In Fig. 4, histograms are shown of the distributions of pattern correlations between the CESM FR sea-level trends and individual ensemble member trends across various intervals, including the mid-20th century (1950–1975) (blue in Fig. 4), the altimeter era (1993–2018) (black in Fig. 4), and the next 25 y (2020–2045) (red in Fig. 4). Analogous distributions from the CESM control run are also shown for each FR (colored curves in Fig. 4 AE and in detail for the global ocean in Fig. 4F). For the global ocean (Fig. 4A), the mean pattern correlation across members from 1950 to 1975 is 0.50 ± 0.10 (1σ), and every member exceeds the 95% confidence limit (Fig. 4F), indicating a considerable contribution of the contemporary FR to simulated trends, despite exhibiting a weak relationship to the FR in other decades (for example, the mean 1950–1975 correlation with the 1950–2100 FR is negative) (Table 2 and SI Appendix, Fig. S5). In the altimeter-era contemporaneous FR pattern correlations intensify to 0.55 ± 0.10 (1σ) and strengthen further (0.71 ± 0.07) by 2020–2045. In these intervals, the long-term FR can also be seen to emerge with strong pattern correlations of individual members with the 1950–2100 FR (0.43 ± 0.10 for 1993–2018 and 0.66 ± 0.07 for 2020–2045) that are statistically distinct from those obtained from the control run (SI Appendix, Fig. S5). The facts that (i) the correlation of every member of the CESM LE exceeds the 95% confidence limit of the control simulation for the 1993–2018 FR (Fig. 4A) and that (ii) individual members strongly correlate with the long-term FR demonstrate both that the FR has emerged from the noise of internal variability during the altimeter record and that it is likely to persist. At basin scales, emergence of the altimeter-era FR is also evident, with particularly strong correlations in the Atlantic and Southern Oceans (r = 0.69 ± 0.23 and r = 0.59 ± 0.15, respectively), where significance is high, and in the Pacific and Indian Oceans (r = 0.38 ± 0.17 and r = 0.52 ± 0.19, respectively), although in these basins, with reduced significance as a number of individual members fall below the 95% significance limits. Altimetry pattern correlations with the CESM FR fall within the ensemble spread globally and in all basins, except in the Indian Ocean.
Fig. 4.
Histograms of the fractional occurrence of pattern correlations in the CESM LE of individual member trends across various eras with their contemporaneous FRs for (A) the global ocean and (B) Atlantic, (C) Pacific, (D) Southern, and (E) Indian Ocean basins (associated ocean boundaries are shown in Fig. 1A). Colored lines in AE correspond to occurrences obtained for the FR from the three eras in the control run (for the globe shown in detail in F). Dashed lines in F correspond to 95% confidence intervals for pattern correlations in the control run. Also shown in AD are the pattern correlations of the 1993–2018 FR with observed altimeter trends smoothed to spectral wavenumber 42 [omitted for the Indian Ocean, where the correlation is negative (−0.29)]. Plotted fractional occurrence does not sum to unity where members with negative values exist.

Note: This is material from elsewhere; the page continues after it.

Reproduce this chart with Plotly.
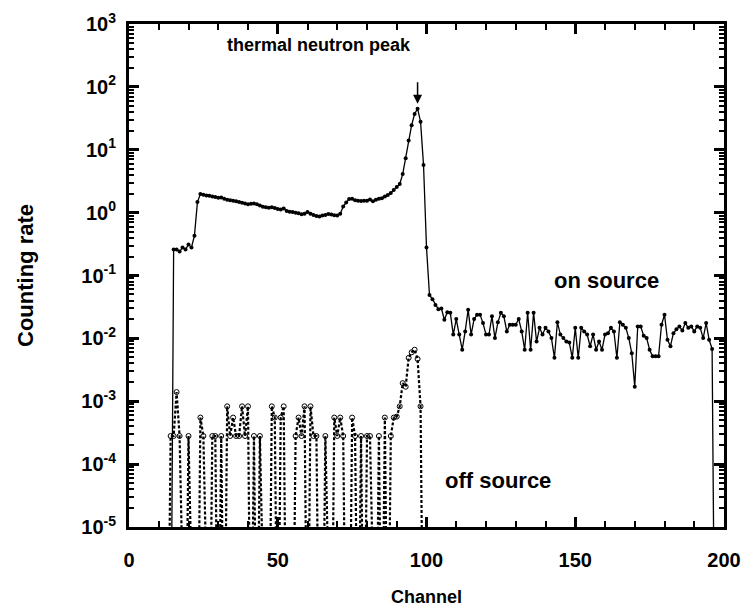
import plotly.graph_objects as go

# on-source counting rate, one value per channel starting at channel 14 (0 = no counts)
on_start = 14
on_rate = [
    0, 0.26, 0.26, 0.24, 0.28, 0.26, 0.31, 0.28, 0.43, 1.47,
    1.97, 1.93, 1.88, 1.85, 1.80, 1.77, 1.72, 1.74, 1.66, 1.60,
    1.58, 1.55, 1.52, 1.47, 1.44, 1.40, 1.36, 1.38, 1.40, 1.36,
    1.30, 1.24, 1.22, 1.20, 1.22, 1.18, 1.14, 1.12, 1.16, 1.06,
    1.03, 1.02, 1.00, 0.98, 0.94, 0.96, 1.02, 0.96, 0.92, 0.88,
    0.87, 0.90, 0.92, 0.95, 0.93, 0.91, 0.90, 0.96, 1.25, 1.45,
    1.64, 1.66, 1.58, 1.54, 1.53, 1.55, 1.54, 1.62, 1.52, 1.60,
    1.66, 1.70, 1.80, 1.90, 2.05, 2.30, 2.55, 2.85, 4.1, 7.3,
    14.0, 24.6, 37.0, 45.0, 28.0, 5.7, 0.28, 0.049, 0.042, 0.034,
    0.029, 0.030, 0.0198, 0.026, 0.0255, 0.0115, 0.0203, 0.0115, 0.0066, 0.0129,
    0.0286, 0.0115, 0.0203, 0.0238, 0.0238, 0.0175, 0.0115, 0.0115, 0.0224, 0.0101,
    0.018, 0.0255, 0.0224, 0.0129, 0.0165, 0.0165, 0.0165, 0.0203, 0.0129, 0.0066,
    0.0255, 0.0066, 0.0255, 0.0089, 0.0147, 0.0115, 0.0147, 0.0129, 0.0101, 0.0049,
    0.018, 0.0115, 0.0101, 0.0089, 0.0086, 0.0049, 0.0147, 0.0049, 0.0147, 0.0129,
    0.0115, 0.0075, 0.0115, 0.0066, 0.0089, 0.0066, 0.0115, 0.0121, 0.0147, 0.0129,
    0.0049, 0.018, 0.0165, 0.0147, 0.0101, 0.0058, 0.0017, 0.0155, 0.0155, 0.011,
    0.0101, 0.0066, 0.0052, 0.0052, 0.0052, 0.0165, 0.0238, 0.0095, 0.0075, 0.0121,
    0.014, 0.0155, 0.0133, 0.0175, 0.0147, 0.0155, 0.0129, 0.0155, 0.0147, 0.0101,
    0.0175, 0.0095, 0.0068, 0,
]

# off-source counting rate, starting at channel 13
off_start = 13
off_rate = [
    0, 2.8e-4, 2.8e-4, 1.4e-3, 2.8e-4, 0, 0, 2.8e-4, 0, 0,
    0, 5.5e-4, 2.8e-4, 0, 0, 2.8e-4, 2.8e-4, 0, 2.8e-4, 0,
    8.3e-4, 2.8e-4, 5.5e-4, 2.8e-4, 2.8e-4, 8.3e-4, 2.8e-4, 8.3e-4, 0, 2.8e-4,
    0, 2.8e-4, 0, 0, 0, 8.3e-4, 5.5e-4, 0, 5.5e-4, 8.3e-4,
    0, 0, 0, 2.8e-4, 5.5e-4, 2.8e-4, 8.3e-4, 0, 8.3e-4, 2.8e-4,
    2.8e-4, 0, 0, 2.8e-4, 0, 0, 5.5e-4, 2.8e-4, 5.5e-4, 2.8e-4,
    0, 0, 5.5e-4, 2.8e-4, 0, 2.8e-4, 0, 2.8e-4, 2.8e-4, 0,
    0, 2.8e-4, 0, 5.5e-4, 0, 2.8e-4, 5.5e-4, 5.7e-4, 8.3e-4, 1.94e-3,
    1.7e-3, 4.9e-3, 6.0e-3, 6.6e-3, 4.7e-3, 8.3e-4, 0,
]

x_ticks = [0, 50, 100, 150, 200]
y_ticks = [1e-5, 1e-4, 1e-3, 1e-2, 1e-1, 1, 1e1, 1e2, 1e3]
y_ticktext = ["10<sup>-5</sup>", "10<sup>-4</sup>", "10<sup>-3</sup>", "10<sup>-2</sup>",
              "10<sup>-1</sup>", "10<sup>0</sup>", "10<sup>1</sup>", "10<sup>2</sup>",
              "10<sup>3</sup>"]

FLOOR = 1e-8  # zero counts drawn off the bottom of the log axis
FONT = "Arial, Liberation Sans, sans-serif"

on_x = list(range(on_start, on_start + len(on_rate)))
off_x = list(range(off_start, off_start + len(off_rate)))

fig = go.Figure()
fig.add_trace(go.Scatter(
    x=off_x, y=[v if v > 0 else FLOOR for v in off_rate],
    mode="lines+markers",
    line=dict(color="black", width=2.2, dash="3px,2px"),
    marker=dict(symbol="circle-open", size=5, color="black", line=dict(width=1)),
    showlegend=False,
))
fig.add_trace(go.Scatter(
    x=on_x, y=[v if v > 0 else FLOOR for v in on_rate],
    mode="lines+markers",
    line=dict(color="black", width=1.3),
    marker=dict(symbol="circle", size=4, color="black"),
    showlegend=False,
))


def bold(size):
    return dict(family=FONT, size=size, color="black", weight="bold")


fig.add_annotation(x=97, y=1.73, ax=0, ay=-23, text="", showarrow=True,
                   arrowhead=2, arrowsize=1.2, arrowwidth=1.5, arrowcolor="black")
fig.add_annotation(x=64, y=2.66, text="thermal neutron peak", showarrow=False, font=bold(18))
fig.add_annotation(x=160.5, y=-1.08, text="on source", showarrow=False, font=bold(22))
fig.add_annotation(x=124, y=-4.26, text="off source", showarrow=False, font=bold(22))

axis_common = dict(
    showline=True, linewidth=3, linecolor="black", mirror="allticks",
    ticks="inside", tickcolor="black", showgrid=False, zeroline=False,
    tickfont=bold(20), automargin=False,
)
fig.update_xaxes(
    range=[0, 200], tickvals=x_ticks, ticklen=10, tickwidth=2.5,
    minor=dict(ticks="inside", dtick=10, ticklen=6, tickwidth=2, tickcolor="black"),
    ticklabelstandoff=13,
    title=dict(text="Channel", font=bold(18), standoff=24),
    **axis_common,
)
fig.update_yaxes(
    type="log", range=[-5, 3], tickvals=y_ticks, ticktext=y_ticktext,
    ticklen=10, tickwidth=2.5,
    minor=dict(ticks="inside", dtick="D1", ticklen=5, tickwidth=2, tickcolor="black"),
    ticklabelstandoff=6,
    title=dict(text="Counting rate", font=bold(22), standoff=42),
    **axis_common,
)
# the page adds an 8 px body margin on every side, so the figure is sized to
# leave room for it inside the 753x615 window
fig.update_layout(
    width=737, height=599,
    margin=dict(l=121, r=21, t=16, b=80),
    plot_bgcolor="white", paper_bgcolor="white",
)

fig.write_html("out.html")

The identification of the recent emergence of altimeter-era and long-term FRs in the CESM is a finding that is corroborated in the ESM2M (SI Appendix, Figs. S6 and S7). This is evident, for example, in the rarity with which pattern correlations for the global ocean fall within the distribution from the control run (SI Appendix, Figs. S6A and S7A) and in the strength of correlations with the long-term (0.51 ± 0.11) and altimeter-era (0.61 ± 0.09) FRs. The transient character of the FR is also evident given the negative correlation of the long-term FR with the 1950–1975 FR and strong correlations thereafter in the altimeter era and coming decades (SI Appendix, Table S2). As for the CESM, the ESM2M’s primary contributors by ocean basin are the Atlantic and Southern Oceans. Also in agreement with the CESM is the fact that the pattern correlations are projected to strengthen considerably in the coming decades, with statistically significant increases in correlations projected for all basins. Agreement with altimetry is somewhat weaker than for CESM, however, as observed trend pattern correlations fall outside of the ESM2M distribution for the global ocean and in individual ocean basins. In the Southern and Indian Ocean basins, the correlations with the contemporary FR are negative (−0.01 and −0.27, respectively) and are outside of the ensemble distribution, suggesting error in the ESM2M FR.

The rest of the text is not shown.